== What the exercise asks ==
Locate the string "this" in the records below. Copy every line where it occurs.

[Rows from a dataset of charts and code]
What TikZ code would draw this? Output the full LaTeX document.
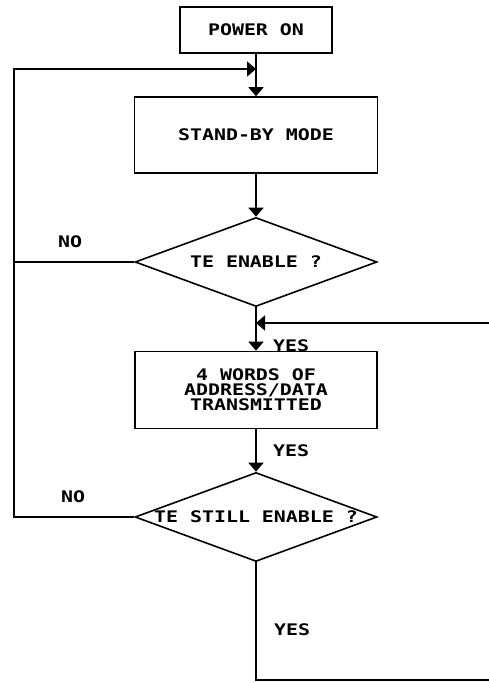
\documentclass[tikz,border=0pt]{standalone}
\usepackage{fontspec}
\newfontfamily\plotfont{DejaVu Sans Mono}[FakeStretch=1.25]
\usetikzlibrary{shapes.geometric, arrows.meta, positioning}

\begin{document}
\begin{tikzpicture}[
    x=1bp, y=-1bp,
    line width=1.6bp,
    arr/.style={-{Triangle[length=9bp, width=15bp]}},
    txt/.style={font=\plotfont\bfseries\fontsize{16}{15}\selectfont},
    lbl/.style={txt, inner sep=0pt},
    box/.style={rectangle, draw, txt, inner sep=0pt, align=center},
    test/.style={diamond, draw, txt, aspect=2.72, inner sep=0pt, minimum width=242bp, minimum height=89bp},
]
\useasboundingbox (0,0) rectangle (489,683);

% Blocks
\node[box, minimum width=152bp, minimum height=46bp] (power) at (256,30) {POWER ON};
\node[box, minimum width=243bp, minimum height=76bp] (standby) at (256,135) {STAND-BY MODE};
\node[test] (enable) at (256,262) {TE ENABLE ?};
\node[box, minimum width=242bp, minimum height=77bp] (words) at (256,390) {4 WORDS OF\\ADDRESS/DATA\\TRANSMITTED};
\node[test] (still) at (256,517) {TE STILL ENABLE ?};

% Free ends
\coordinate (lft) at (14,69);
\coordinate (join) at (256,69);
\coordinate (rin) at (489,323);
\coordinate (rout) at (489,680);

% Main flow
\draw (power.south) -- (join);
\draw[arr] (join) -- (standby.north);
\draw[arr] (standby.south) -- (enable.north);
\draw[arr] (enable.south) -- (words.north);
\draw[arr] (rin) -- (rin -| enable.south);
\draw[arr] (words.south) -- (still.north);
\draw (still.south) |- (rout);

% --- Loops back ---
\draw[arr] (enable.west) -| (lft) -- (join);
\draw (still.west) -| (lft);

% Labels
\node[lbl] (no1) at (70,242) {NO};
\node[lbl] (yes1) at (291,346) {YES};
\node[lbl] (yes2) at (291,451) {YES};
\node[lbl] (no2) at (73,497) {NO};
\node[lbl] (yes3) at (292,630) {YES};

\end{tikzpicture}
\end{document}
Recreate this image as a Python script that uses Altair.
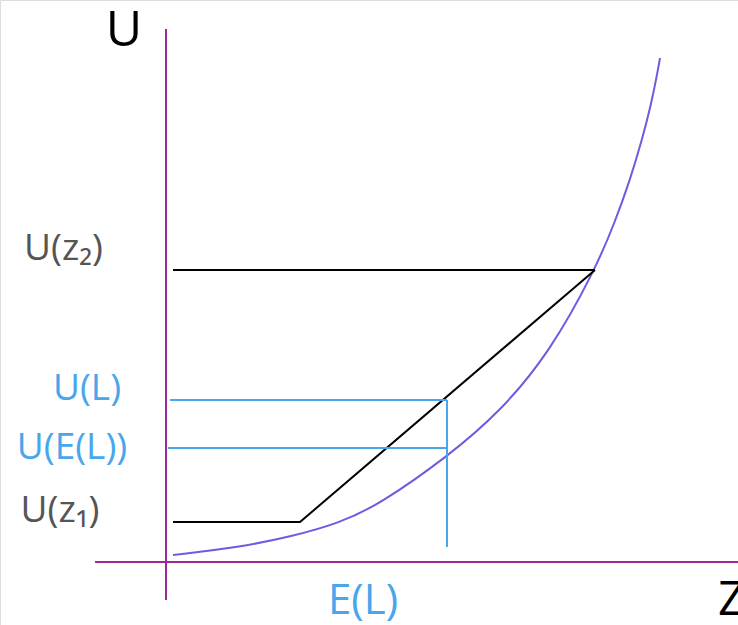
import altair as alt
import pandas as pd

# Convex utility curve U(z)
curve_z = [0.14, 1.48, 2.48, 3.48, 4.28, 5.62, 6.68, 7.68, 8.58, 8.98, 9.28, 9.52, 9.70, 9.82, 9.88]
curve_u = [0.14, 0.30, 0.50, 0.78, 1.16, 2.10, 3.00, 4.20, 5.84, 6.80, 7.64, 8.44, 9.14, 9.74, 10.08]

# Key levels
z1, z2, e_l = 2.68, 8.58, 5.62
u_z1, u_z2, u_l, u_el = 0.80, 5.84, 3.24, 2.28

# Plot extents
x_dom = [-3.32, 11.44]
y_dom = [-1.26, 11.24]

W, H = 738, 625
FONT = "Open Sans"

xs = alt.Scale(domain=x_dom, nice=False, zero=False)
ys = alt.Scale(domain=y_dom, nice=False, zero=False)
X = alt.X("z:Q", scale=xs, axis=None)
Y = alt.Y("u:Q", scale=ys, axis=None)

# Coordinate axes
axes_df = pd.DataFrame({
    "g": ["v", "v", "h", "h"],
    "z": [0, 0, -1.42, 11.44],
    "u": [-0.76, 10.66, 0, 0],
})

curve_df = pd.DataFrame({"z": curve_z, "u": curve_u, "i": range(len(curve_z))})

# U(z2) level and the lottery chord
black_df = pd.DataFrame({
    "g": ["top", "top", "chord", "chord", "chord"],
    "z": [0.14, z2, 0.14, z1, z2],
    "u": [u_z2, u_z2, u_z1, u_z1, u_z2],
    "i": [0, 1, 0, 1, 2],
})

# U(L), U(E(L)) levels and the E(L) drop line
blue_df = pd.DataFrame({
    "g": ["ul", "ul", "uel", "uel", "vert", "vert"],
    "z": [0.08, e_l, 0.04, e_l, e_l, e_l],
    "u": [u_l, u_l, u_el, u_el, 0.30, u_l],
    "i": [0, 1, 0, 1, 0, 1],
})

axes = alt.Chart(axes_df).mark_line(color="#9a2a9a", strokeWidth=2).encode(x=X, y=Y, detail="g:N")
curve = alt.Chart(curve_df).mark_line(color="#6b5ce0", strokeWidth=2, interpolate="basis").encode(
    x=X, y=Y, order="i:Q"
)
black = alt.Chart(black_df).mark_line(color="#000000", strokeWidth=2).encode(
    x=X, y=Y, detail="g:N", order="i:Q"
)
blue = alt.Chart(blue_df).mark_line(color="#4aa6ea", strokeWidth=2).encode(
    x=X, y=Y, detail="g:N", order="i:Q"
)

# Level labels
label_text = ["U(z₂)", "U(L)", "U(E(L))", "U(z₁)"]
label_z = [-2.05, -1.58, -1.88, -2.12]
label_u = [6.04, 3.24, 2.06, 0.80]
label_col = ["#555555", "#4aa6ea", "#4aa6ea", "#555555"]

labels_df = pd.DataFrame({"t": label_text, "z": label_z, "u": label_u, "c": label_col})
labels = alt.Chart(labels_df).mark_text(
    font=FONT, fontSize=37, align="center", baseline="alphabetic"
).encode(x=X, y=Y, text="t:N", color=alt.Color("c:N", scale=None))

el_df = pd.DataFrame({"t": ["E(L)"], "z": [3.94], "u": [-1.04]})
el_label = alt.Chart(el_df).mark_text(
    font=FONT, fontSize=42, align="center", baseline="alphabetic", color="#4aa6ea"
).encode(x=X, y=Y, text="t:N")

# Axis names
u_df = pd.DataFrame({"t": ["U"], "z": [-0.84], "u": [10.32]})
z_df = pd.DataFrame({"t": ["Z"], "z": [11.04], "u": [-1.06]})
name_u = alt.Chart(u_df).mark_text(
    font=FONT, fontSize=50, align="center", baseline="alphabetic", color="#000000"
).encode(x=X, y=Y, text="t:N")
name_z = alt.Chart(z_df).mark_text(
    font=FONT, fontSize=48, align="left", baseline="alphabetic", color="#000000"
).encode(x=X, y=Y, text="t:N")

chart = alt.layer(axes, curve, black, blue, labels, el_label, name_u, name_z).properties(
    width=W, height=H, autosize=alt.AutoSizeParams(type="none"), padding=0
).configure_view(stroke=None).configure(background="white")

chart.save("out.html", embed_options={"renderer": "svg", "actions": False})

== Task output ==
What TikZ code would draw this? Output the full LaTeX document.
Recreate this image as a Python script that uses Altair.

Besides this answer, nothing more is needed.